### 🔀 [#443](https://github.com/ikawrakow/ik_llama.cpp/pull/443) - Streamline a bit the quant strategies | **Author** | `Nexesenex` | | :--- | :--- | | **State** | ❌ **Closed** | | **Created** | 2025-05-22 | | **Updated** | 2025-05-22 | --- #### Description Unlike last time.. No change over the existing patterns, except for the bump for attn_k and attn_v for the models with 4 and 6 experts (several frankensteins seen on HF, and which also use GQA). The rest is applying the existing patterns to the new IQ_K quants. Also, a Q8_0 for attn_q slipped into the MOEs 8 experts rule, I removed it, because that tensor is much bigger than attn_k or attn_v. - [x] I have read the [contributing guidelines](https://github.com/ggerganov/llama.cpp/blob/master/CONTRIBUTING.md) - Self-reported review complexity: - [x] Low - [ ] Medium - [ ] High --- #### 💬 Conversation 👤 **ikawrakow** commented during a code review the **2025-05-22** at **06:46:59** on `src/llama.cpp`:
Why do we want to limit to `<= 8` experts? --- 👤 **ikawrakow** commented during a code review the **2025-05-22** at **06:48:18** on `src/llama.cpp`:
Why limit to `<= 8` experts? --- 👤 **ikawrakow** commented during a code review the **2025-05-22** at **06:54:53** on `src/llama.cpp`:
So, I see you added the condition for `Q5_K_S` just above but I have forgotten why we want to have it. Can you remind me? I was wondering not too long ago why a model quantized with `Q5_K_S` ended up having less the 5.5 bpw (but didn't check). Why is the decision to reduce the number of bits dependent on the vocabulary size? --- 👤 **ikawrakow** commented during a code review the **2025-05-22** at **06:55:55** on `src/llama.cpp`:
`<= 8`? --- 👤 **ikawrakow** submitted a review the **2025-05-22** at **06:58:25**: 💬 `COMMENTED`
Looks OK apart from the `<= 8` condition for MoE models. I don't think it is needed. This may make it more convenient for some people, but I basically just use `--custom-q` these days. --- 👤 **Nexesenex** commented during a code review the **2025-05-22** at **13:46:33** on `src/llama.cpp`:
Oh, I just not wanted to step on bigger MOEs because I didn't test any.

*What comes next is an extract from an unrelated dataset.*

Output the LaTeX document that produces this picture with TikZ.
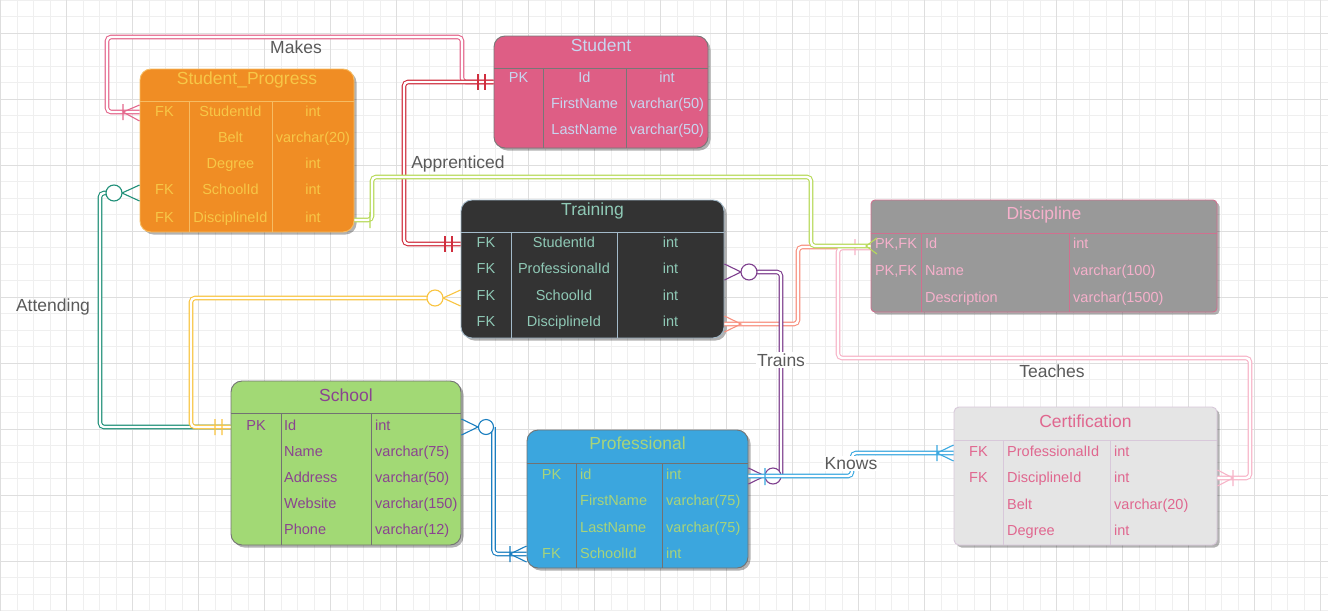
\documentclass[tikz,border=0pt]{standalone}
\usepackage{fontspec}
\setmainfont{Liberation Sans}
\usetikzlibrary{shadows}
% table colours
\definecolor{spF}{HTML}{F08D24}\definecolor{spT}{HTML}{F7C747}\definecolor{spB}{HTML}{F6BC62}
\definecolor{stF}{HTML}{DE5E85}\definecolor{stT}{HTML}{C8D6F0}\definecolor{stB}{HTML}{777777}
\definecolor{trF}{HTML}{333333}\definecolor{trT}{HTML}{8FC9B6}\definecolor{trB}{HTML}{A3BACA}
\definecolor{diF}{HTML}{999999}\definecolor{diT}{HTML}{F6B0CB}\definecolor{diB}{HTML}{D0708F}
\definecolor{scF}{HTML}{A2D975}\definecolor{scT}{HTML}{8A4490}\definecolor{scB}{HTML}{727272}
\definecolor{prF}{HTML}{3BA6DE}\definecolor{prT}{HTML}{A8D47A}\definecolor{prB}{HTML}{727272}
\definecolor{ceF}{HTML}{E5E5E5}\definecolor{ceT}{HTML}{E0678F}\definecolor{ceB}{HTML}{D8C8DA}
% connector colours
\definecolor{cMakes}{HTML}{E4688D}
\definecolor{cApp}{HTML}{D02E3E}
\definecolor{cGreen}{HTML}{B8DA5A}
\definecolor{cSal}{HTML}{F8907E}
\definecolor{cTea}{HTML}{F7B4C8}
\definecolor{cAtt}{HTML}{1F8F78}
\definecolor{cYel}{HTML}{F9C440}
\definecolor{cBlue}{HTML}{1A7EC0}
\definecolor{cPur}{HTML}{7E3F8E}
\definecolor{cKnow}{HTML}{3AA8E0}
\definecolor{lblC}{HTML}{5A5A5A}
\definecolor{gMin}{HTML}{EFEFEF}
\definecolor{gMaj}{HTML}{DEDEDE}
\begin{document}
\begin{tikzpicture}[x=1pt,y=-1pt,
  tbl/.style={rectangle, rounded corners=11pt, line width=0.9pt, inner sep=0pt,
    drop shadow={shadow xshift=2.5pt, shadow yshift=-2.5pt, opacity=0.3, fill=black}},
  cell/.style={inner sep=0pt, anchor=base, yshift=-5.2pt, font=\fontsize{14.5}{17}\selectfont},
  lcell/.style={cell, anchor=base west},
  ttl/.style={inner sep=0pt, anchor=base, yshift=-6.3pt, font=\fontsize{17.5}{20}\selectfont},
  lbl/.style={inner sep=1.5pt, anchor=base, yshift=-6.3pt, text=lblC, font=\fontsize{17.5}{20}\selectfont},
  conn/.style={line width=1.1pt, double=white, double distance=2.4pt, rounded corners=4pt},
  mk/.style={line width=1.1pt},
  ring/.style={line width=1.1pt, fill=white, draw=#1}
]
\useasboundingbox (0,0) rectangle (1328,611);
% background grid
\fill[white] (0,0) rectangle (1328,611);
\foreach \i in {0,...,80} \draw[gMin, line width=0.8pt] (0.5+16.5*\i,0) -- ++(0,611);
\foreach \i in {0,...,37} \draw[gMin, line width=0.8pt] (0,0.3+16.5*\i) -- ++(1328,0);
\foreach \i in {0,...,20} \draw[gMaj, line width=0.8pt] (0.5+66*\i,0) -- ++(0,611);
\foreach \i in {0,...,9} \draw[gMaj, line width=0.8pt] (0,33.3+66*\i) -- ++(1328,0);

% ---------- Student_Progress ----------
\node[tbl, draw=spB, fill=spF, minimum width=214pt, minimum height=163pt] (sp) at (247,150.5) {};
\draw[spB, line width=0.8pt] (sp.west |- 0,101) -- (sp.east |- 0,101)
  (189,101) -- (189,0 |- sp.south) (272,101) -- (272,0 |- sp.south);
\node[ttl, text=spT] (sp-t) at (247,78) {Student\_Progress};
\foreach \y/\a/\b/\c [count=\i] in {111/FK/StudentId/int,137//Belt/varchar(20),163//Degree/int,189/FK/SchoolId/int,217/FK/DisciplineId/int}{
  \node[cell, text=spT] (sp-a\i) at (164.5,\y) {\a};
  \node[cell, text=spT] (sp-b\i) at (230.5,\y) {\b};
  \node[cell, text=spT] (sp-c\i) at (313,\y) {\c};
}

% ---------- Student ----------
\node[tbl, draw=stB, fill=stF, minimum width=214pt, minimum height=112pt] (st) at (601,92) {};
\draw[stB, line width=0.8pt] (st.west |- 0,68) -- (st.east |- 0,68)
  (543,68) -- (543,0 |- st.south) (626,68) -- (626,0 |- st.south);
\node[ttl, text=stT] (st-t) at (601,45) {Student};
\foreach \y/\a/\b/\c [count=\i] in {77/PK/Id/int,103//FirstName/varchar(50),129//LastName/varchar(50)}{
  \node[cell, text=stT] (st-a\i) at (518.5,\y) {\a};
  \node[cell, text=stT] (st-b\i) at (584.5,\y) {\b};
  \node[cell, text=stT] (st-c\i) at (667,\y) {\c};
}

% ---------- Training ----------
\node[tbl, draw=trB, fill=trF, minimum width=263pt, minimum height=138pt] (tr) at (592.5,269) {};
\draw[trB, line width=0.8pt] (tr.west |- 0,232) -- (tr.east |- 0,232)
  (511,232) -- (511,0 |- tr.south) (617,232) -- (617,0 |- tr.south);
\node[ttl, text=trT] (tr-t) at (592.5,209) {Training};
\foreach \y/\a/\b/\c [count=\i] in {242/FK/StudentId/int,268/FK/ProfessionalId/int,295/FK/SchoolId/int,321/FK/DisciplineId/int}{
  \node[cell, text=trT] (tr-a\i) at (486,\y) {\a};
  \node[cell, text=trT] (tr-b\i) at (564,\y) {\b};
  \node[cell, text=trT] (tr-c\i) at (670.5,\y) {\c};
}

% ---------- Discipline ----------
\node[tbl, rounded corners=4pt, draw=diB, fill=diF, minimum width=346pt, minimum height=112pt] (di) at (1044,256) {};
\draw[diB, line width=0.8pt] (di.west |- 0,233) -- (di.east |- 0,233)
  (921,233) -- (921,0 |- di.south) (1069,233) -- (1069,0 |- di.south);
\node[ttl, text=diT] (di-t) at (1044,213) {Discipline};
\node[cell, text=diT] (di-a1) at (896,243) {PK,FK};
\node[cell, text=diT] (di-a2) at (896,270) {PK,FK};
\node[lcell, text=diT] (di-b1) at (925,243) {Id};
\node[lcell, text=diT] (di-b2) at (925,270) {Name};
\node[lcell, text=diT] (di-b3) at (925,297) {Description};
\node[lcell, text=diT] (di-c1) at (1073,243) {int};
\node[lcell, text=diT] (di-c2) at (1073,270) {varchar(100)};
\node[lcell, text=diT] (di-c3) at (1073,297) {varchar(1500)};

% ---------- School ----------
\node[tbl, draw=scB, fill=scF, minimum width=230pt, minimum height=164pt] (sc) at (346,463) {};
\draw[scB, line width=0.8pt] (sc.west |- 0,413) -- (sc.east |- 0,413)
  (281,413) -- (281,0 |- sc.south) (371,413) -- (371,0 |- sc.south);
\node[ttl, text=scT] (sc-t) at (346,395) {School};
\node[cell, text=scT] (sc-a1) at (256,425) {PK};
\foreach \y/\b/\c [count=\i] in {425/Id/int,451/Name/varchar(75),477/Address/varchar(50),503/Website/varchar(150),529.5/Phone/varchar(12)}{
  \node[lcell, text=scT] (sc-b\i) at (284,\y) {\b};
  \node[lcell, text=scT] (sc-c\i) at (375,\y) {\c};
}

% ---------- Professional ----------
\node[tbl, draw=prB, fill=prF, minimum width=221pt, minimum height=138pt] (pr) at (637.5,499) {};
\draw[prB, line width=0.8pt] (pr.west |- 0,463) -- (pr.east |- 0,463)
  (576,463) -- (576,0 |- pr.south) (662,463) -- (662,0 |- pr.south);
\node[ttl, text=prT] (pr-t) at (637.5,443) {Professional};
\node[cell, text=prT] (pr-a1) at (551.5,474) {PK};
\node[cell, text=prT] (pr-a4) at (551.5,553) {FK};
\foreach \y/\b/\c [count=\i] in {474/id/int,500/FirstName/varchar(75),527/LastName/varchar(75),553/SchoolId/int}{
  \node[lcell, text=prT] (pr-b\i) at (580,\y) {\b};
  \node[lcell, text=prT] (pr-c\i) at (666,\y) {\c};
}

% ---------- Certification ----------
\node[tbl, rounded corners=5pt, draw=ceB, fill=ceF, minimum width=263pt, minimum height=138pt] (ce) at (1085.5,476) {};
\draw[ceB, line width=0.8pt] (ce.west |- 0,440) -- (ce.east |- 0,440)
  (1003,440) -- (1003,0 |- ce.south) (1110,440) -- (1110,0 |- ce.south);
\node[ttl, text=ceT] (ce-t) at (1085.5,421) {Certification};
\node[cell, text=ceT] (ce-a1) at (978.5,451) {FK};
\node[cell, text=ceT] (ce-a2) at (978.5,477) {FK};
\foreach \y/\b/\c [count=\i] in {451/ProfessionalId/int,477/DisciplineId/int,504/Belt/varchar(20),530/Degree/int}{
  \node[lcell, text=ceT] (ce-b\i) at (1007,\y) {\b};
  \node[lcell, text=ceT] (ce-c\i) at (1114,\y) {\c};
}

% ================= connectors =================
% Makes (Student -> Student_Progress)
\draw[conn, draw=cMakes] (st.west |- 0,82) -- (462,82) -- (462,37) -- (107,37) -- (107,112) -- (sp.west |- 0,112);
\draw[mk, cMakes] (123,104) -- (123,120) (sp.west |- 0,105) -- (123,112) -- (sp.west |- 0,121);
% Apprenticed (Student -> Training)
\draw[conn, draw=cApp] (st.west |- 0,82) -- (404,82) -- (404,244) -- (tr.west |- 0,244);
\draw[mk, cApp] (478,74) -- (478,90) (485,74) -- (485,90) (445,236) -- (445,252) (452,236) -- (452,252);
% Training.DisciplineId -> Discipline (salmon)
\draw[conn, draw=cSal] (tr.east |- 0,324) -- (798,324) -- (798,247) -- (di.west |- 0,247);
\draw[mk, cSal] (tr.east |- 0,316) -- (741,324) -- (tr.east |- 0,332);
% Teaches (Discipline -> Certification)
\draw[conn, draw=cTea] (di.west |- 0,248) -- (838,248) -- (838,358) -- (1250,358) -- (1250,478) -- (ce.east |- 0,478);
\draw[mk, cTea] (855,239) -- (855,255) (ce.east |- 0,470) -- (1233,478) -- (ce.east |- 0,486) (1233,470) -- (1233,486);
% Student_Progress.DisciplineId -> Discipline (green)
\draw[conn, draw=cGreen] (sp.east |- 0,220) -- (372,220) -- (372,177) -- (811,177) -- (811,246) -- (di.west |- 0,246);
\draw[mk, cGreen] (370,212) -- (370,228) (877,238) -- (866,246) -- (877,254);
% Attending (School -> Student_Progress)
\draw[conn, draw=cAtt] (106,193) -- (100,193) -- (100,427) -- (sc.west |- 0,427);
\draw[mk, cAtt] (sp.west |- 0,185) -- (122,193) -- (sp.west |- 0,201);
\draw[ring=cAtt] (114,193) circle (8);
% School -> Training.SchoolId (yellow)
\draw[conn, draw=cYel] (427,298) -- (191,298) -- (191,427) -- (sc.west |- 0,427);
\draw[mk, cYel] (tr.west |- 0,290) -- (443,298) -- (tr.west |- 0,306) (215,419) -- (215,435) (222,419) -- (222,435);
\draw[ring=cYel] (435,298) circle (8);
% School -> Professional.SchoolId (blue)
\draw[conn, draw=cBlue] (493.5,427) -- (493.5,554) -- (pr.west |- 0,554);
\draw[mk, cBlue] (sc.east |- 0,419) -- (478,427) -- (sc.east |- 0,435) (510,546) -- (510,562) (pr.west |- 0,546) -- (510,554) -- (pr.west |- 0,562);
\draw[ring=cBlue] (486,427) circle (7.5);
% Trains (Professional -> Training.ProfessionalId)
\draw[conn, draw=cPur] (757,272) -- (781,272) -- (781,474);
\draw[mk, cPur] (tr.east |- 0,264) -- (741,272) -- (tr.east |- 0,280) (pr.east |- 0,468) -- (765,476) -- (pr.east |- 0,484);
\draw[ring=cPur] (749,272) circle (8);
\draw[ring=cPur] (773,476) circle (8);
% Knows (Professional -> Certification)
\draw[conn, draw=cKnow] (pr.east |- 0,476) -- (852,476) -- (852,453) -- (ce.west |- 0,453);
\draw[mk, cKnow] (765,468) -- (765,485) (937,445) -- (937,461) (ce.west |- 0,445) -- (937,453) -- (ce.west |- 0,461);

% ================= labels =================
\node[lbl] (l-makes) at (296,47) {Makes};
\node[lbl] (l-app) at (458,162) {Apprenticed};
\node[lbl] (l-att) at (53,305) {Attending};
\node[lbl, fill=white] (l-trains) at (781,360) {Trains};
\node[lbl, fill=white] (l-knows) at (851,463) {Knows};
\node[lbl] (l-teaches) at (1052,371) {Teaches};
\end{tikzpicture}
\end{document}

I left that to your discretion. --- 👤 **Nexesenex** submitted a review the **2025-05-22** at **13:46:34**: 💬 `COMMENTED` --- 👤 **Nexesenex** submitted a review the **2025-05-22** at **13:48:21**: 💬 `COMMENTED` --- 👤 **Nexesenex** commented during a code review the **2025-05-22** at **13:48:21** on `src/llama.cpp`:
I just did not want to step on bigger MOEs because I didn't test any. I left that to your discretion. But ofc if it's fine with your we can remove that second condition. --- 👤 **Nexesenex** submitted a review the **2025-05-22** at **13:54:19**: 💬 `COMMENTED` --- 👤 **Nexesenex** commented during a code review the **2025-05-22** at **13:54:19** on `src/llama.cpp`:
I added this back then because attn_q endures very well a smaller quant on Llama 3 models, with no perplexity bump or even a drop around 0.005 on L3 (and Also Mistral 123b models). I also observed this with IQ4_XS -> IQ3_S for attn_q. I take benefit of this to bump attn_v instead on L3, which is very sensitive to it. At the time, you agreed with the principle. --- 👤 **Nexesenex** submitted a review the **2025-05-22** at **13:54:45**: 💬 `COMMENTED` --- 👤 **Nexesenex** commented during a code review the **2025-05-22** at **13:54:45** on `src/llama.cpp`:
Ok, I will remove this <= part! --- 👤 **ikawrakow** submitted a review the **2025-05-22** at **15:04:41**: ✅ `APPROVED`